Offida: riflessioni in treno

Ne esco entusiasta dalla “due giorni offidana”. Entusiasta perché Alessandro Morichetti è stato davvero bravo nell’assemblare un gruppo di persone molto diverse fra loro, per estrazione professionale, ma accomunate dalla passione per il pianeta vino e per il web, i blog, intesi come strumenti per raccontare esperienze e per raccontarsi, come una sorta di contenitori dinamici e interattivi, delle soggettività di ognuno.

Degli aspetti più specifici, di quello di cui si è dibattuto durante la tavola rotonda del sabato, sono stati più esaustivi i compagni di questi giorni, come Fiorenzo Sartore, Mauro Erro, Jacopo Cossater, Corrado Dottori, lo stesso Morichetti e il video di Francesca Ciancio.

Da Offida me ne torno con un carico di ottimismo, con una speranza in più, con la convinzione che qualcosa -in questa italietta del vino ancora troppo ancorata a entusiasmarsi per i numeri (anche quest’anno produrremo più ettolitri della Francia)e a non dar peso al valore degli stessi(quanto vale in media un chilo d’uva in Italia e quanto in Francia?) si possa fare. Questo gruppo di lavoro mi è piaciuto perché ha saputo generare un confronto costruttivo senza “fenomenismi” da parte di nessuno. Spero di ripetere. Spero presto.

I vini: trovare in uno cugino dritto dell’altro, è stato difficile. Serviva uno sforzo mentale non indifferente per avere ben chiara una macro impronta territoriale. Per lo più vini corretti, che non hanno evidenziato incolmabili lacune tecniche. Tanti stili e diverse chiavi di lettura per un vitigno che mi è apparso capace di dare vini molto delicati, dai profumi tenui facilmente copribili da quelli di altri vitigni più “masculi” come il trebbiano, o il ben più invasivo sauvignon sentito in alcuni campioni degustati. Il disciplinare consente l’utilizzo di altri vitigni (quelli coltivabili in zona) nella misura massima del 15%. Tanta roba, troppa forse per questo vitigno.

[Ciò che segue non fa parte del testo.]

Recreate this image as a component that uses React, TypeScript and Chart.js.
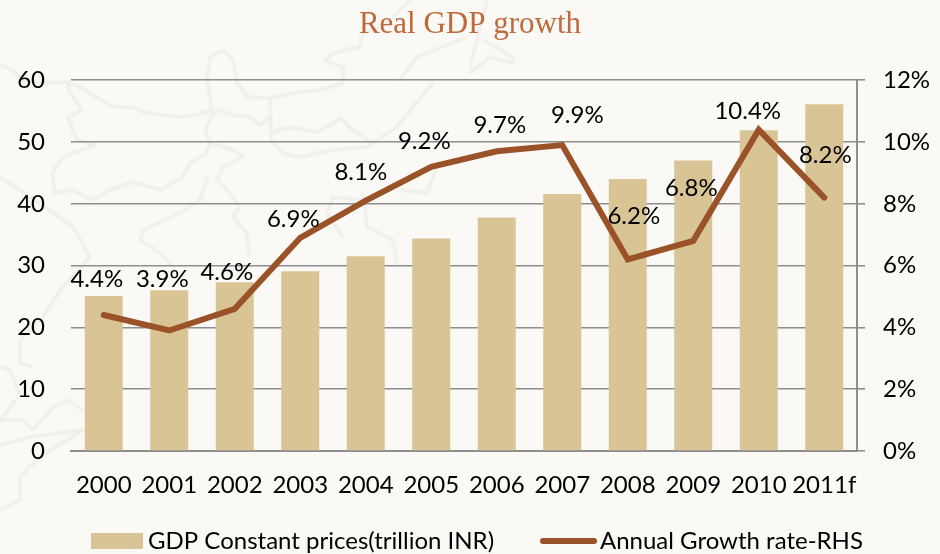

Il Territorio: dirvi cosa sia il Pecorino di Offida, mi risulta una cosa molto difficile.

Un’inequivocabile forma stilistica che non tradisca naso e palato e che faccia gridare che in quel bicchiere altro non può esserci se non del Pecorino offidano, è qualcosa che manca.

Una base stilistica comune è la pecca dei territori giovani e per giovani intendo da un punto di vista di “sistema territoriale vitivinicolo” dove s’intende fare seriamente economia con il prodotto vino.

Dal mio punto di vista, a Offida ci si deve interrogare su un paio di cose. Puntare su un territorio in cui la totalità delle produzioni abbia un buon livello qualitativo, o cercare di mettere il territorio stesso in bottiglia? Entrambe? Nel primo caso direi obiettivo raggiunto, ma nel secondo… Da quest’anno il Pecorino di Offida sarà D.O.C.G. e non credete che potrebbe essere l’occasione per darsi regole più restrittive vietando l’utilizzo di altri vitigni? Pecorino 100%! E le altre uve? Un IGT Offida, nella peggiore delle ipotesi.

Nel mondo non c’è bisogno di altri vini ben fatti che assomigliano a… serve unicità, serve riconducibilità territoriale, serve coraggio.